NAME
URIDetail - test URIs using detailed URI information
SYNOPSIS
This plugin creates a new rule test type, known as "uri_detail". These rules apply to all URIs found in the message.
loadplugin Mail::SpamAssassin::Plugin::URIDetail
RULE DEFINITIONS AND PRIVILEGED SETTINGS
The format for defining a rule is as follows:
uri_detail SYMBOLIC_TEST_NAME key1 =~ /value1/i key2 !~ /value2/ ...
Supported keys are:
raw
is the raw URI prior to any cleaning (e.g. "http://spamassassin.apache%2Eorg/").
type
is the tag(s) which referenced the raw_uri. parsed is a faked type which specifies that the raw_uri was parsed from the rendered text.
cleaned
is a list including the raw URI and various cleaned versions of the raw URI (http://spamassassin.apache%2Eorg/, https://spamassassin.apache.org/).
text
is the anchor text(s) (text between <a> and </a>) that linked to the raw URI.
domain
is the domain(s) found in the cleaned URIs, as trimmed to registrar boundary by Mail::SpamAssassin::Util::RegistrarBoundaries(3).
host
is the full host(s) in the cleaned URIs. (Supported since SA 3.4.5)
Example rule for matching a URI where the raw URI matches "%2Ebar", the domain "bar.com" is found, and the type is "a" (an anchor tag).

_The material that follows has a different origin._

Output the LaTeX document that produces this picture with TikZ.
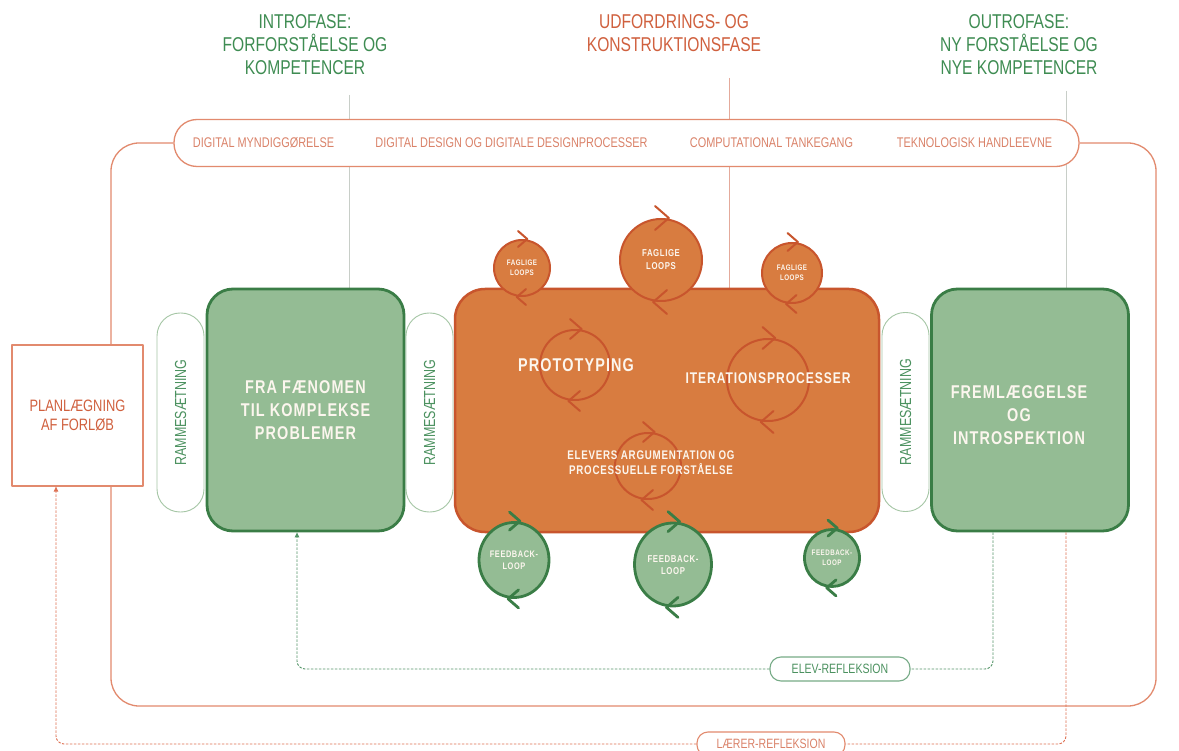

uri_detail TEST1 raw =~ /%2Ebar/ domain =~ /^bar\.com$/ type =~ /^a$/
Example rule to look for suspicious "https" links:
uri_detail FAKE_HTTPS text =~ /\bhttps:/ cleaned !~ /\bhttps:/
Regular expressions should be delimited by slashes.
Negating matches is supported in SpamAssassin 4.0.2 or higher by prefixing the key with an exclamation mark.
Example rule to look for links where the text contains "id.me" but the host is not "id.me":
uri_detail FAKE_ID_ME text =~ /\bid\.me\b/ !host =~ /^id\.me$/
The difference between '!key =~ ...' and 'key !~ ...' is due to the fact that keys can contain multiple values. '!key =~ ...' will be true if none of the values match the regex, while 'key !~ ...' will be true if any of the values do not match the regex.
For example, consider the following data structure:
{
host => {
'id.me' => 1,
'example.com' => 1,
},
text => [
'Login to ID.me'
]
}
The rule 'host !~ /^id\.me$/' would be true, because 'example.com' does not match the regex. The rule '!host =~ /^id\.me$/' would be false, because it is the logical negation of 'host =~ /^id\.me$/' which is true because 'id.me' matches the regex.
There must not be any whitespace between the key and the negation operator.